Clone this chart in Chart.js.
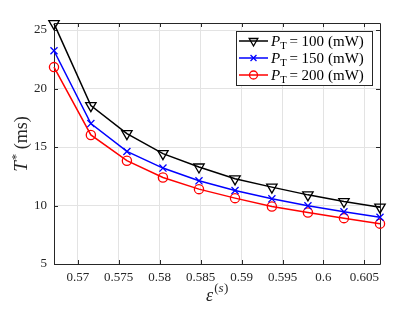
<!DOCTYPE html>
<html><head><meta charset="utf-8">
<script src="https://cdn.jsdelivr.net/npm/chart.js@4/dist/chart.umd.min.js"></script>
<style>html,body{margin:0;padding:0;background:#fff;}#wrap{width:420px;height:315px;position:relative;}</style>
</head><body><div id="wrap"><canvas id="c" width="420" height="315"></canvas></div>
<script>
// Data
const epsilonValues = [0.5671, 0.5716, 0.5760, 0.5804, 0.5848, 0.5892, 0.5937, 0.5981, 0.6025, 0.6069];
const tP100 = [25.55, 18.54, 16.14, 14.43, 13.29, 12.28, 11.57, 10.91, 10.34, 9.86];
const tP150 = [23.23, 17.00, 14.62, 13.20, 12.11, 11.28, 10.57, 9.97, 9.46, 9.00];
const tP200 = [21.83, 16.03, 13.83, 12.40, 11.40, 10.63, 9.91, 9.40, 8.92, 8.45];
const powerLabels = ['100', '150', '200'];
const xTickValues = [0.57, 0.575, 0.58, 0.585, 0.59, 0.595, 0.6, 0.605];
const xTickLabels = ['0.57', '0.575', '0.58', '0.585', '0.59', '0.595', '0.6', '0.605'];
const yTickValues = [5, 10, 15, 20, 25];
const yTickLabels = ['5', '10', '15', '20', '25'];

const SERIF = '"Liberation Serif", "DejaVu Serif", serif';
const AXIS = '#262626';
const styles = [
  {color: '#000000', marker: 'triangle', rot: 180, r: 6},
  {color: '#0000ff', marker: 'crossRot', rot: 0, r: 5},
  {color: '#ff0000', marker: 'circle', rot: 0, r: 4.6}
];
const seriesValues = [tP100, tP150, tP200];

const datasets = seriesValues.map((vals, i) => ({
  label: 'P_T = ' + powerLabels[i] + ' (mW)',
  data: epsilonValues.map((x, j) => ({x: x, y: vals[j]})),
  borderColor: styles[i].color,
  backgroundColor: 'rgba(0,0,0,0)',
  borderWidth: 1.5,
  pointStyle: styles[i].marker,
  pointRotation: styles[i].rot,
  pointRadius: styles[i].r,
  pointBorderWidth: 1.3,
  pointBorderColor: styles[i].color,
  pointBackgroundColor: 'rgba(0,0,0,0)',
  tension: 0,
  fill: false,
  clip: false
}));

function drawMarker(ctx, style, x, y) {
  ctx.save();
  ctx.strokeStyle = style.color;
  ctx.lineWidth = 1.3;
  ctx.beginPath();
  const r = style.r;
  if (style.marker === 'triangle') {
    let rad = style.rot * Math.PI / 180;
    for (let k = 0; k < 3; k++) {
      const px = x + Math.sin(rad) * r, py = y - Math.cos(rad) * r;
      if (k === 0) ctx.moveTo(px, py); else ctx.lineTo(px, py);
      rad += 2 * Math.PI / 3;
    }
    ctx.closePath();
  } else if (style.marker === 'crossRot') {
    const d = r * Math.SQRT1_2;
    ctx.moveTo(x - d, y - d); ctx.lineTo(x + d, y + d);
    ctx.moveTo(x + d, y - d); ctx.lineTo(x - d, y + d);
  } else {
    ctx.arc(x, y, r, 0, Math.PI * 2);
  }
  ctx.stroke();
  ctx.restore();
}

const framePlugin = {
  id: 'frame',
  beforeDatasetsDraw(chart) {
    const ctx = chart.ctx;
    const a = chart.chartArea;
    const xs = chart.scales.x, ys = chart.scales.y;
    ctx.save();
    ctx.strokeStyle = AXIS;
    ctx.lineWidth = 1;
    ctx.beginPath();
    ctx.rect(Math.round(a.left) + 0.5, Math.round(a.top) + 0.5, Math.round(a.right - a.left), Math.round(a.bottom - a.top));
    ctx.stroke();
    const tl = 4;
    ctx.beginPath();
    xTickValues.forEach(v => {
      const px = Math.round(xs.getPixelForValue(v)) + 0.5;
      ctx.moveTo(px, a.bottom); ctx.lineTo(px, a.bottom - tl);
      ctx.moveTo(px, a.top); ctx.lineTo(px, a.top + tl);
    });
    yTickValues.forEach(v => {
      const py = Math.round(ys.getPixelForValue(v)) + 0.5;
      ctx.moveTo(a.left, py); ctx.lineTo(a.left + tl, py);
      ctx.moveTo(a.right, py); ctx.lineTo(a.right - tl, py);
    });
    ctx.stroke();
    ctx.restore();
  },
  afterDraw(chart) {
    const ctx = chart.ctx;
    ctx.save();
    // y axis title: T^* (ms)
    ctx.fillStyle = AXIS;
    ctx.textBaseline = 'alphabetic';
    ctx.save();
    ctx.translate(27, 144);
    ctx.rotate(-Math.PI / 2);
    const fMain = '18px ' + SERIF, fIt = 'italic 19px ' + SERIF, fSup = '13px ' + SERIF;
    ctx.font = fIt; const wT = ctx.measureText('T').width;
    ctx.font = fSup; const wS = ctx.measureText('*').width;
    ctx.font = fMain; const wR = ctx.measureText(' (ms)').width;
    let x0 = -(wT + wS + 1 + wR) / 2;
    ctx.font = fIt; ctx.fillText('T', x0, 0); x0 += wT + 1;
    ctx.font = fSup; ctx.fillText('*', x0, -7); x0 += wS;
    ctx.font = fMain; ctx.fillText(' (ms)', x0, 0);
    ctx.restore();

    // x axis title: epsilon^(s)
    ctx.save();
    const fE = 'italic 18px ' + SERIF, fP = '13px ' + SERIF, fPs = 'italic 13px ' + SERIF;
    ctx.font = fE; const wE = ctx.measureText('\u03B5').width;
    ctx.font = fP; const wp = ctx.measureText('(').width, wq = ctx.measureText(')').width;
    ctx.font = fPs; const ws = ctx.measureText('s').width;
    let xx = 217 - (wE + 1 + wp + ws + wq) / 2;
    const by = 301;
    ctx.font = fE; ctx.fillText('\u03B5', xx, by); xx += wE + 1;
    ctx.font = fP; ctx.fillText('(', xx, by - 9); xx += wp;
    ctx.font = fPs; ctx.fillText('s', xx, by - 9); xx += ws + 0.5;
    ctx.font = fP; ctx.fillText(')', xx, by - 9);
    ctx.restore();

    // legend
    const lx = 236.5, ly = 31.5, lw = 136, lh = 54;
    ctx.fillStyle = '#ffffff';
    ctx.fillRect(lx, ly, lw, lh);
    ctx.strokeStyle = AXIS;
    ctx.lineWidth = 1;
    ctx.strokeRect(lx, ly, lw, lh);
    const rows = [41, 58, 75];
    styles.forEach((s, i) => {
      const y = rows[i];
      ctx.strokeStyle = s.color;
      ctx.lineWidth = 1.5;
      ctx.beginPath();
      ctx.moveTo(239, y); ctx.lineTo(268, y);
      ctx.stroke();
      drawMarker(ctx, {color: s.color, marker: s.marker, rot: s.rot, r: s.marker === 'triangle' ? 5 : (s.marker === 'circle' ? 4 : 4.2)}, 253.5, y);
      ctx.fillStyle = '#000000';
      let tx = 271;
      const base = y + 5;
      ctx.font = 'italic 15px ' + SERIF; ctx.fillText('P', tx, base); tx += ctx.measureText('P').width;
      ctx.font = '10.5px ' + SERIF; ctx.fillText('T', tx, base + 3); tx += ctx.measureText('T').width + 3;
      ctx.font = '15px ' + SERIF;
      ctx.fillText('=', tx, base); tx += ctx.measureText('=').width + 3.5;
      ctx.fillText(powerLabels[i], tx, base); tx += ctx.measureText(powerLabels[i]).width + 4;
      ctx.fillText('(mW)', tx, base);
    });
    ctx.restore();
  }
};

new Chart(document.getElementById('c'), {
  type: 'line',
  data: {datasets: datasets},
  plugins: [framePlugin],
  options: {
    responsive: false,
    animation: false,
    devicePixelRatio: 1,
    layout: {padding: {left: 0, right: 40, top: 23, bottom: 0}},
    plugins: {legend: {display: false}, tooltip: {enabled: false}},
    scales: {
      x: {
        type: 'linear',
        min: epsilonValues[0],
        max: epsilonValues[epsilonValues.length - 1],
        afterBuildTicks: s => { s.ticks = xTickValues.map(v => ({value: v})); },
        afterFit: s => { s.height = 51; },
        ticks: {
          callback: (v, i) => xTickLabels[i],
          font: {family: SERIF, size: 13},
          color: AXIS,
          padding: 6,
          maxRotation: 0,
          autoSkip: false
        },
        grid: {color: '#e3e3e3', drawTicks: false, lineWidth: 1},
        border: {display: false}
      },
      y: {
        type: 'linear',
        min: 5,
        max: 25.6,
        afterBuildTicks: s => { s.ticks = yTickValues.map(v => ({value: v})); },
        afterFit: s => { s.width = 54; },
        ticks: {
          callback: (v, i) => yTickLabels[i],
          font: {family: SERIF, size: 13},
          color: AXIS,
          padding: 7
        },
        grid: {color: '#e3e3e3', drawTicks: false, lineWidth: 1},
        border: {display: false}
      }
    }
  }
});
</script></body></html>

- - -

§ OBJECTIVE: Repeat only what lies between the start of the data and the end of the line containing "const seriesValues = [tP100, tP150, tP200];", exactly, with pictures left out.

§ RESPONSE TO THE TASK:
Clone this chart in Chart.js.
<!DOCTYPE html>
<html><head><meta charset="utf-8">
<script src="https://cdn.jsdelivr.net/npm/chart.js@4/dist/chart.umd.min.js"></script>
<style>html,body{margin:0;padding:0;background:#fff;}#wrap{width:420px;height:315px;position:relative;}</style>
</head><body><div id="wrap"><canvas id="c" width="420" height="315"></canvas></div>
<script>
// Data
const epsilonValues = [0.5671, 0.5716, 0.5760, 0.5804, 0.5848, 0.5892, 0.5937, 0.5981, 0.6025, 0.6069];
const tP100 = [25.55, 18.54, 16.14, 14.43, 13.29, 12.28, 11.57, 10.91, 10.34, 9.86];
const tP150 = [23.23, 17.00, 14.62, 13.20, 12.11, 11.28, 10.57, 9.97, 9.46, 9.00];
const tP200 = [21.83, 16.03, 13.83, 12.40, 11.40, 10.63, 9.91, 9.40, 8.92, 8.45];
const powerLabels = ['100', '150', '200'];
const xTickValues = [0.57, 0.575, 0.58, 0.585, 0.59, 0.595, 0.6, 0.605];
const xTickLabels = ['0.57', '0.575', '0.58', '0.585', '0.59', '0.595', '0.6', '0.605'];
const yTickValues = [5, 10, 15, 20, 25];
const yTickLabels = ['5', '10', '15', '20', '25'];

const SERIF = '"Liberation Serif", "DejaVu Serif", serif';
const AXIS = '#262626';
const styles = [
  {color: '#000000', marker: 'triangle', rot: 180, r: 6},
  {color: '#0000ff', marker: 'crossRot', rot: 0, r: 5},
  {color: '#ff0000', marker: 'circle', rot: 0, r: 4.6}
];
const seriesValues = [tP100, tP150, tP200];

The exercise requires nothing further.